Looking back, do you have a favorite scene to play, or a moment during production that was particularly fun or memorable for you?

Two things. On one of our first days, we shot a scene just crossing the street into my apartment, and on that day, there was a Model T Ford that had crashed into a fire hydrant. It was just background but there was this whole storyline going. There was the mechanic there, and the guy whose car it was; smoke coming up off the car and the wheels that had been damaged when it hit the fire hydrant – I was so struck by all that detailed work.

There was somebody whose job it was to direct that whole thing, to plot it out, stage it, another to cast the driver, the mechanic, another to dress them – all the people it took to create this teeny little background subplot that might never even make it into the film. It’s just amazing to me. I thought, ‘My gosh! All these people around us are working so hard to make our jobs easier, really.’ Everywhere you look, 360 degrees, there’s real life happening and we get to use it if we need it. Maybe we don’t even look up; we just cross the street, look both ways for cars and go in the building, but there’s all this activity happening around us all the time.

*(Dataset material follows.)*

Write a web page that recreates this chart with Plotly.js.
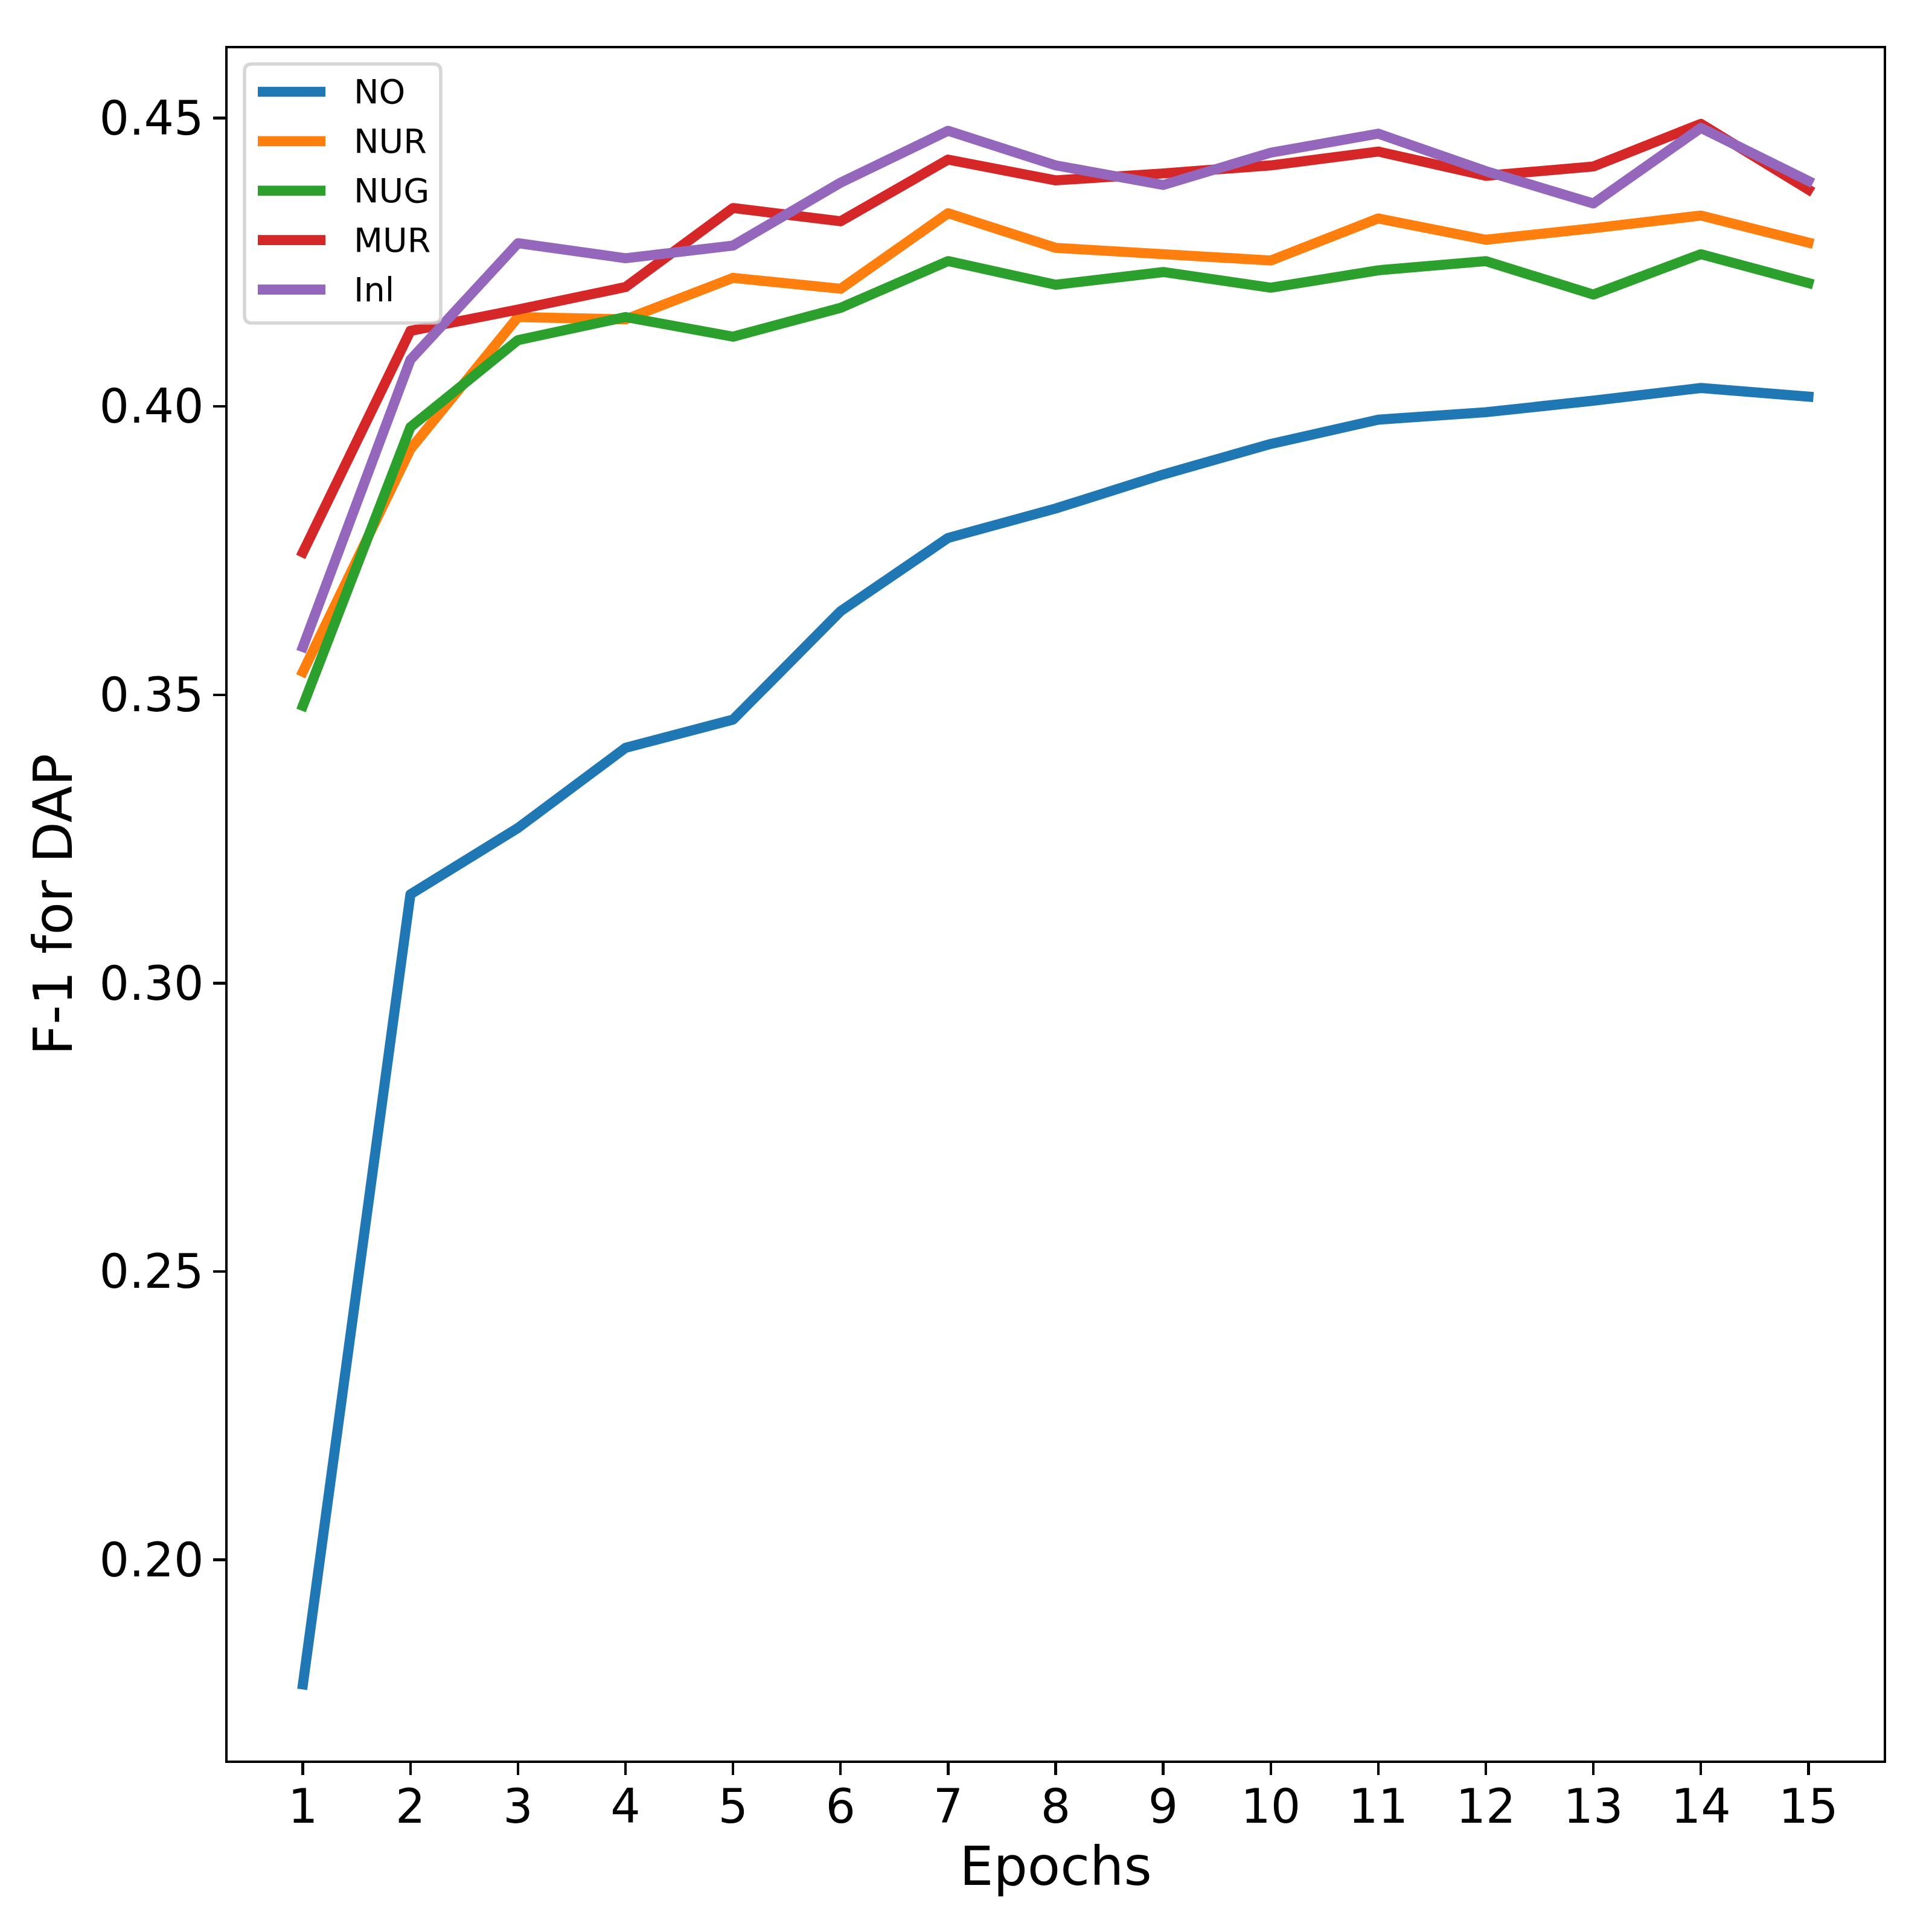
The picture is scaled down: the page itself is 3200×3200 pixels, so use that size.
<!DOCTYPE html>
<html><head><meta charset="utf-8">
<script src="https://cdn.plot.ly/plotly-3.0.1.min.js"></script>
<style>
body{margin:0;background:#fff}
#chart{width:3200px;height:3200px}
#chart .scatterlayer path.js-line{stroke-linecap:square !important;stroke-linejoin:round !important}
</style>
</head><body><div id="chart"></div>
<script>
const epochs = [1,2,3,4,5,6,7,8,9,10,11,12,13,14,15];
const seriesNames = ['NO','NUR','NUG','MUR','Inl'];
const NO  = [0.1784,0.3154,0.3269,0.3408,0.3457,0.3645,0.3772,0.3823,0.3882,0.3935,0.3977,0.3990,0.4010,0.4032,0.4017];
const NUR = [0.3540,0.3926,0.4155,0.4151,0.4223,0.4204,0.4335,0.4275,0.4264,0.4253,0.4326,0.4289,0.4309,0.4331,0.4284];
const NUG = [0.3481,0.3964,0.4115,0.4155,0.4121,0.4171,0.4252,0.4211,0.4233,0.4206,0.4236,0.4252,0.4194,0.4264,0.4214];
const MUR = [0.3747,0.4131,0.4168,0.4207,0.4344,0.4321,0.4428,0.4392,0.4404,0.4418,0.4442,0.4400,0.4416,0.4490,0.4376];
const Inl = [0.3583,0.4081,0.4283,0.4257,0.4279,0.4388,0.4478,0.4418,0.4384,0.4440,0.4473,0.4408,0.4352,0.4483,0.4391];
const yTickVals = [0.20,0.25,0.30,0.35,0.40,0.45];
const yTickText = ['0.20','0.25','0.30','0.35','0.40','0.45'];
const xLabel = 'Epochs';
const yLabel = 'F-1 for DAP';

const seriesValues = [NO, NUR, NUG, MUR, Inl];
const colors = ['#1f77b4','#ff7f0e','#2ca02c','#d62728','#9467bd'];
const LW = 16.67;
const FONT = 'DejaVu Sans, Verdana, sans-serif';

const W = 3200, H = 3200;
const M = {l: 377, r: 80, t: 80, b: 284};
const PW = W - M.l - M.r, PH = H - M.t - M.b;
const px2x = p => (p - M.l) / PW;
const px2y = p => (H - M.b - p) / PH;

const traces = seriesNames.map((name, i) => ({
  x: epochs, y: seriesValues[i], name: name, type: 'scatter', mode: 'lines',
  line: {color: colors[i], width: LW}, showlegend: false, hoverinfo: 'skip'
}));

// custom legend (matplotlib-like) built from series names/colors
const shapes = [];
const annotations = [];
const bx0 = 405, bx1 = 730, by0 = 106, by1 = 535, rr = 12;
const X = px2x, Y = px2y;
const path = `M${X(bx0+rr)},${Y(by0)} L${X(bx1-rr)},${Y(by0)} Q${X(bx1)},${Y(by0)} ${X(bx1)},${Y(by0+rr)} ` +
  `L${X(bx1)},${Y(by1-rr)} Q${X(bx1)},${Y(by1)} ${X(bx1-rr)},${Y(by1)} L${X(bx0+rr)},${Y(by1)} ` +
  `Q${X(bx0)},${Y(by1)} ${X(bx0)},${Y(by1-rr)} L${X(bx0)},${Y(by0+rr)} Q${X(bx0)},${Y(by0)} ${X(bx0+rr)},${Y(by0)} Z`;
shapes.push({type: 'path', xref: 'paper', yref: 'paper', path: path,
  fillcolor: 'rgba(255,255,255,0.8)', line: {color: 'rgba(204,204,204,0.8)', width: 5.5}, layer: 'above'});
const rowY0 = 152, rowStep = 81.9;
seriesNames.forEach((name, i) => {
  const cy = rowY0 + i * rowStep;
  shapes.push({type: 'line', xref: 'paper', yref: 'paper', x0: X(427), x1: X(539), y0: Y(cy), y1: Y(cy),
    line: {color: colors[i], width: LW}, layer: 'above'});
  annotations.push({xref: 'paper', yref: 'paper', x: X(584), y: Y(cy), xanchor: 'left', yanchor: 'middle',
    text: name, showarrow: false, font: {family: FONT, size: 55.6, color: '#000'}});
});

const layout = {
  width: W, height: H,
  margin: M,
  paper_bgcolor: '#fff', plot_bgcolor: '#fff',
  font: {family: FONT, color: '#000'},
  xaxis: {
    range: [0.3, 15.7], tickmode: 'array', tickvals: epochs, ticktext: epochs.map(String),
    showgrid: false, zeroline: false, showline: true, mirror: true, linecolor: '#000', linewidth: 4.4,
    ticks: 'outside', ticklen: 19.4, tickwidth: 4.4, tickcolor: '#000',
    ticklabelstandoff: -14,
    tickfont: {family: FONT, size: 77.8, color: '#000'},
    title: {text: xLabel, font: {family: FONT, size: 88.9, color: '#000'}, standoff: 25}
  },
  yaxis: {
    range: [0.1652, 0.4621], tickmode: 'array', tickvals: yTickVals, ticktext: yTickText,
    showgrid: false, zeroline: false, showline: true, mirror: true, linecolor: '#000', linewidth: 4.4,
    ticks: 'outside', ticklen: 19.4, tickwidth: 4.4, tickcolor: '#000',
    tickfont: {family: FONT, size: 77.8, color: '#000'},
    title: {text: yLabel, font: {family: FONT, size: 88.9, color: '#000'}, standoff: 16}
  },
  shapes: shapes,
  annotations: annotations
};

Plotly.newPlot('chart', traces, layout, {displayModeBar: false, staticPlot: true});
</script></body></html>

It’s like being part of an orchestra, we are all in it together – the actors and, obviously, all the people off-camera who make this thing possible. It’s stunning, and yet no one even realizes. When I go to see a movie, I never think about all the people it took to make it. In a film like this, where you have thousands of extras, it might be a little easier to quantify, really, just how many people it takes and even if they’re just on for one day, for maybe three seconds of screen time, all of them make a difference.

Perhaps my favorite day on set was a scene with Tina and Newt on a dock. We were on location in an enormous hanger originally used to build zeppelins. It’s the biggest single storey building I’ve ever seen in my life, and had this incredible energy to it. We only shot a few takes of that scene, but that was one of my best memories. It was just one of those days that felt electric.